begin

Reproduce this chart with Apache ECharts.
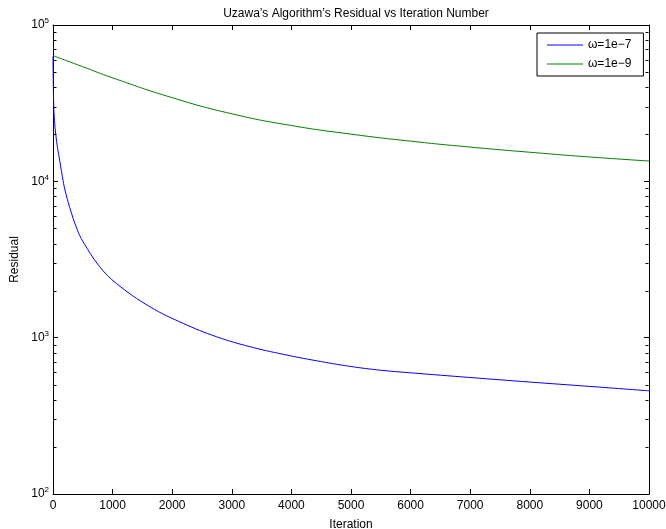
<!DOCTYPE html>
<html><head><meta charset="utf-8">
<script src="https://cdn.jsdelivr.net/npm/echarts@6/dist/echarts.min.js"></script>
<style>html,body{margin:0;padding:0;background:#fff}#c{width:666px;height:529px}</style>
</head><body><div id="c"></div>
<script>
const titleText = "Uzawa’s Algorithm’s Residual vs Iteration Number";
const seriesNames = ['ω=1e−7', 'ω=1e−9'];
const blueIter = [0, 5, 10, 20, 40, 70, 100, 158, 200, 281, 400, 504, 785, 1065, 1626, 2185, 2746, 3306, 3866, 4427, 4987, 5500, 6000, 7000, 8000, 9000, 10000];
const blueVal  = [63000, 42000, 33000, 26000, 21000, 17000, 14500, 10700, 8830, 6800, 4980, 4110, 2840, 2220, 1577, 1234, 1013, 875, 782, 711, 655, 619, 596, 556, 520, 488, 457];
const greenIter = [0, 500, 1000, 2000, 3000, 4000, 5000, 6000, 7000, 8000, 9000, 10000];
const greenVal  = [63680, 54080, 45920, 34280, 27040, 22750, 20040, 18070, 16560, 15350, 14320, 13490];
const xMin = 0, xMax = 10000, xStep = 1000;
const yMin = 100, yMax = 100000;
const minorDecades = [100, 1000, 10000];
const minorMults = [2, 3, 4, 5, 6, 7, 8, 9];

const minorData = [];
minorDecades.forEach(d => minorMults.forEach(m => minorData.push([xMin, d * m])));

const font = 'Liberation Sans, Arial, Helvetica, sans-serif';
const chart = echarts.init(document.getElementById('c'), null, {renderer: 'canvas'});

const yLabel = {
  show: true, margin: 4, color: '#000', fontFamily: font,
  formatter: v => '{b|10}{s|' + Math.round(Math.log10(v)) + '}',
  rich: {
    b: {fontSize: 12, fontFamily: font, color: '#000'},
    s: {fontSize: 8, fontFamily: font, color: '#000', padding: [0, 0, 8, 0]}
  }
};

chart.setOption({
  animation: false,
  backgroundColor: '#fff',
  title: {
    text: titleText, left: 351, top: 3, textAlign: 'center',
    textStyle: {fontSize: 12, fontWeight: 'normal', fontFamily: font, color: '#000'}
  },
  legend: {
    data: seriesNames, orient: 'vertical', left: 537, top: 33,
    backgroundColor: '#fff', borderColor: '#000', borderWidth: 1,
    padding: [5, 12, 5, 10], itemGap: 5, itemWidth: 36, itemHeight: 1, icon: 'rect',
    textStyle: {fontSize: 12, fontFamily: font, color: '#000', lineHeight: 14}
  },
  grid: {left: 53, right: 17, top: 25, bottom: 35, containLabel: false, outerBoundsMode: 'none'},
  xAxis: [{
    type: 'value', min: xMin, max: xMax, interval: xStep,
    name: 'Iteration', nameLocation: 'middle', nameGap: 25,
    nameTextStyle: {fontSize: 12, fontFamily: font, color: '#000'},
    axisLine: {show: true, lineStyle: {color: '#000', width: 1}},
    axisTick: {show: true, inside: true, length: 5, lineStyle: {color: '#000'}},
    axisLabel: {show: true, margin: 6, fontSize: 12, fontFamily: font, color: '#000', formatter: v => String(v)},
    splitLine: {show: false}
  }, {
    type: 'value', min: xMin, max: xMax, interval: xStep, position: 'top',
    axisLine: {show: true, onZero: false, lineStyle: {color: '#000', width: 1}},
    axisTick: {show: true, inside: true, length: 5, lineStyle: {color: '#000'}},
    axisLabel: {show: false}, splitLine: {show: false}
  }],
  yAxis: [{
    type: 'log', logBase: 10, min: yMin, max: yMax,
    name: 'Residual', nameLocation: 'middle', nameGap: 30, nameRotate: 90,
    nameTextStyle: {fontSize: 12, fontFamily: font, color: '#000'},
    axisLine: {show: true, lineStyle: {color: '#000', width: 1}},
    axisTick: {show: true, inside: true, length: 5, lineStyle: {color: '#000'}},
    axisLabel: yLabel, splitLine: {show: false}
  }, {
    type: 'log', logBase: 10, min: yMin, max: yMax, position: 'right',
    axisLine: {show: true, onZero: false, lineStyle: {color: '#000', width: 1}},
    axisTick: {show: true, inside: true, length: 5, lineStyle: {color: '#000'}},
    axisLabel: {show: false}, splitLine: {show: false}
  }],
  series: [{
    name: seriesNames[0], type: 'line', xAxisIndex: 0, yAxisIndex: 0,
    data: blueIter.map((x, i) => [x, blueVal[i]]),
    showSymbol: false, symbol: 'none', smooth: 0.4,
    lineStyle: {color: '#0000ff', width: 1}, itemStyle: {color: '#0000ff'}
  }, {
    name: seriesNames[1], type: 'line', xAxisIndex: 0, yAxisIndex: 0,
    data: greenIter.map((x, i) => [x, greenVal[i]]),
    showSymbol: false, symbol: 'none', smooth: 0.5,
    lineStyle: {color: '#008000', width: 1}, itemStyle: {color: '#008000'}
  }, {
    type: 'custom', xAxisIndex: 0, yAxisIndex: 0, silent: true, clip: false,
    data: minorData,
    renderItem: (params, api) => {
      const v = api.value(1);
      const pl = api.coord([xMin, v]);
      const pr = api.coord([xMax, v]);
      const y = Math.round(pl[1]) + 0.5;
      const xl = Math.round(pl[0]) + 0.5, xr = Math.round(pr[0]) - 0.5;
      return {type: 'group', children: [
        {type: 'line', shape: {x1: xl, y1: y, x2: xl + 3, y2: y}, style: {stroke: '#000', lineWidth: 1}},
        {type: 'line', shape: {x1: xr - 3, y1: y, x2: xr, y2: y}, style: {stroke: '#000', lineWidth: 1}}
      ]};
    }
  }]
});
</script></body></html>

end

# [Objective]
Repeat the listing above exactly, with no pictures.

# [Task answer]
Reproduce this chart with Apache ECharts.
<!DOCTYPE html>
<html><head><meta charset="utf-8">
<script src="https://cdn.jsdelivr.net/npm/echarts@6/dist/echarts.min.js"></script>
<style>html,body{margin:0;padding:0;background:#fff}#c{width:666px;height:529px}</style>
</head><body><div id="c"></div>
<script>
const titleText = "Uzawa’s Algorithm’s Residual vs Iteration Number";
const seriesNames = ['ω=1e−7', 'ω=1e−9'];
const blueIter = [0, 5, 10, 20, 40, 70, 100, 158, 200, 281, 400, 504, 785, 1065, 1626, 2185, 2746, 3306, 3866, 4427, 4987, 5500, 6000, 7000, 8000, 9000, 10000];
const blueVal  = [63000, 42000, 33000, 26000, 21000, 17000, 14500, 10700, 8830, 6800, 4980, 4110, 2840, 2220, 1577, 1234, 1013, 875, 782, 711, 655, 619, 596, 556, 520, 488, 457];
const greenIter = [0, 500, 1000, 2000, 3000, 4000, 5000, 6000, 7000, 8000, 9000, 10000];
const greenVal  = [63680, 54080, 45920, 34280, 27040, 22750, 20040, 18070, 16560, 15350, 14320, 13490];
const xMin = 0, xMax = 10000, xStep = 1000;
const yMin = 100, yMax = 100000;
const minorDecades = [100, 1000, 10000];
const minorMults = [2, 3, 4, 5, 6, 7, 8, 9];

const minorData = [];
minorDecades.forEach(d => minorMults.forEach(m => minorData.push([xMin, d * m])));

const font = 'Liberation Sans, Arial, Helvetica, sans-serif';
const chart = echarts.init(document.getElementById('c'), null, {renderer: 'canvas'});

const yLabel = {
  show: true, margin: 4, color: '#000', fontFamily: font,
  formatter: v => '{b|10}{s|' + Math.round(Math.log10(v)) + '}',
  rich: {
    b: {fontSize: 12, fontFamily: font, color: '#000'},
    s: {fontSize: 8, fontFamily: font, color: '#000', padding: [0, 0, 8, 0]}
  }
};

chart.setOption({
  animation: false,
  backgroundColor: '#fff',
  title: {
    text: titleText, left: 351, top: 3, textAlign: 'center',
    textStyle: {fontSize: 12, fontWeight: 'normal', fontFamily: font, color: '#000'}
  },
  legend: {
    data: seriesNames, orient: 'vertical', left: 537, top: 33,
    backgroundColor: '#fff', borderColor: '#000', borderWidth: 1,
    padding: [5, 12, 5, 10], itemGap: 5, itemWidth: 36, itemHeight: 1, icon: 'rect',
    textStyle: {fontSize: 12, fontFamily: font, color: '#000', lineHeight: 14}
  },
  grid: {left: 53, right: 17, top: 25, bottom: 35, containLabel: false, outerBoundsMode: 'none'},
  xAxis: [{
    type: 'value', min: xMin, max: xMax, interval: xStep,
    name: 'Iteration', nameLocation: 'middle', nameGap: 25,
    nameTextStyle: {fontSize: 12, fontFamily: font, color: '#000'},
    axisLine: {show: true, lineStyle: {color: '#000', width: 1}},
    axisTick: {show: true, inside: true, length: 5, lineStyle: {color: '#000'}},
    axisLabel: {show: true, margin: 6, fontSize: 12, fontFamily: font, color: '#000', formatter: v => String(v)},
    splitLine: {show: false}
  }, {
    type: 'value', min: xMin, max: xMax, interval: xStep, position: 'top',
    axisLine: {show: true, onZero: false, lineStyle: {color: '#000', width: 1}},
    axisTick: {show: true, inside: true, length: 5, lineStyle: {color: '#000'}},
    axisLabel: {show: false}, splitLine: {show: false}
  }],
  yAxis: [{
    type: 'log', logBase: 10, min: yMin, max: yMax,
    name: 'Residual', nameLocation: 'middle', nameGap: 30, nameRotate: 90,
    nameTextStyle: {fontSize: 12, fontFamily: font, color: '#000'},
    axisLine: {show: true, lineStyle: {color: '#000', width: 1}},
    axisTick: {show: true, inside: true, length: 5, lineStyle: {color: '#000'}},
    axisLabel: yLabel, splitLine: {show: false}
  }, {
    type: 'log', logBase: 10, min: yMin, max: yMax, position: 'right',
    axisLine: {show: true, onZero: false, lineStyle: {color: '#000', width: 1}},
    axisTick: {show: true, inside: true, length: 5, lineStyle: {color: '#000'}},
    axisLabel: {show: false}, splitLine: {show: false}
  }],
  series: [{
    name: seriesNames[0], type: 'line', xAxisIndex: 0, yAxisIndex: 0,
    data: blueIter.map((x, i) => [x, blueVal[i]]),
    showSymbol: false, symbol: 'none', smooth: 0.4,
    lineStyle: {color: '#0000ff', width: 1}, itemStyle: {color: '#0000ff'}
  }, {
    name: seriesNames[1], type: 'line', xAxisIndex: 0, yAxisIndex: 0,
    data: greenIter.map((x, i) => [x, greenVal[i]]),
    showSymbol: false, symbol: 'none', smooth: 0.5,
    lineStyle: {color: '#008000', width: 1}, itemStyle: {color: '#008000'}
  }, {
    type: 'custom', xAxisIndex: 0, yAxisIndex: 0, silent: true, clip: false,
    data: minorData,
    renderItem: (params, api) => {
      const v = api.value(1);
      const pl = api.coord([xMin, v]);
      const pr = api.coord([xMax, v]);
      const y = Math.round(pl[1]) + 0.5;
      const xl = Math.round(pl[0]) + 0.5, xr = Math.round(pr[0]) - 0.5;
      return {type: 'group', children: [
        {type: 'line', shape: {x1: xl, y1: y, x2: xl + 3, y2: y}, style: {stroke: '#000', lineWidth: 1}},
        {type: 'line', shape: {x1: xr - 3, y1: y, x2: xr, y2: y}, style: {stroke: '#000', lineWidth: 1}}
      ]};
    }
  }]
});
</script></body></html>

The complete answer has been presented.